Cleveland-Cliffs Q1 2021 Earnings Report
Key Takeaways
Cleveland-Cliffs reported first-quarter 2021 consolidated revenues of $4.0 billion, a significant increase from the prior-year's $359 million. The company recorded a net income of $41 million, or $0.07 per diluted share, a substantial improvement compared to the prior-year's net loss of $52 million, or $0.18 per diluted share. Adjusted EBITDA for the quarter was $513 million, compared to $23 million in the first quarter of 2020. The company has increased its full-year 2021 adjusted EBITDA guidance to approximately $4.0 billion.
Consolidated revenues reached $4.0 billion, significantly up from $359 million year-over-year.
Net income was $41 million, or $0.07 per diluted share, a turnaround from the previous year's net loss.
Adjusted EBITDA surged to $513 million, compared to $23 million in the same quarter last year.
Full-year 2021 adjusted EBITDA guidance increased to approximately $4.0 billion, reflecting improved contractual renewals and market conditions.
Cleveland-Cliffs
Cleveland-Cliffs
Forward Guidance
The Company has increased its full-year 2021 adjusted EBITDA guidance to approximately $4.0 billion, up $500 million from its previous guidance of approximately $3.5 billion. The Company's second-quarter adjusted EBITDA expectation is $1.2 billion.
Positive Outlook
- Increased full-year 2021 adjusted EBITDA guidance to approximately $4.0 billion.
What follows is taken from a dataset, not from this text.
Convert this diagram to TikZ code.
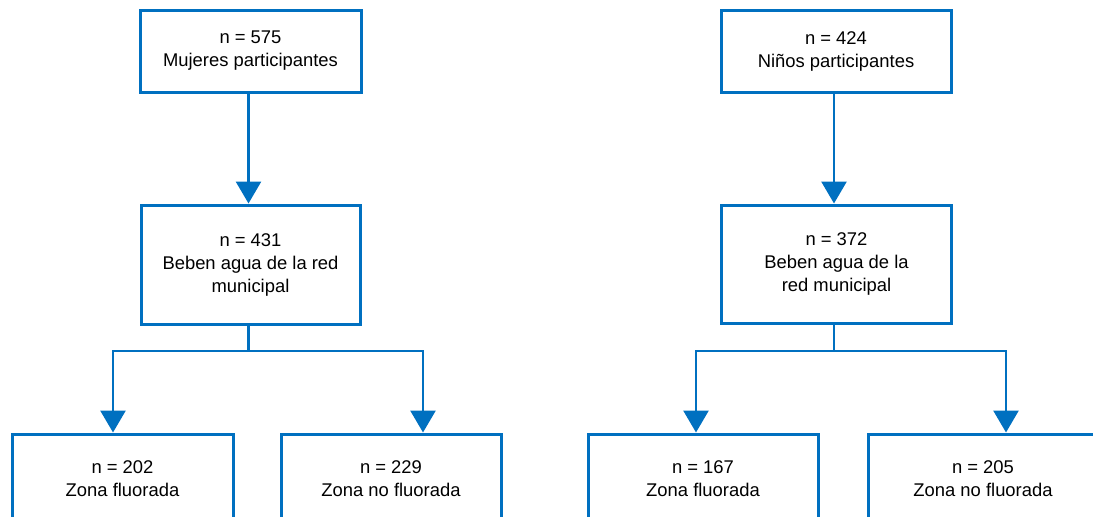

- Second-quarter adjusted EBITDA expectation is $1.2 billion.
- Anticipates record levels of free cash flow.
- Expects to pay down a substantial amount of debt.
- Aims to reach leverage of less than 1x by the end of the year.
Challenges Ahead
- Guidance is based on the assumption that the US HRC index price averages $1,100 per net ton for the last nine months of the year.
- Net cash used by operating activities of $373 million in the first quarter of 2021 was impacted by approximately $650 million of net working capital build primarily related to the completion of the unwind of the ArcelorMittal USA factoring agreement.
- Increasing receivables due to rising prices.
- Made $118 million in deferred pension contributions under the CARES Act during the first quarter, which will not recur.
- Continued volatility of steel and iron ore market prices.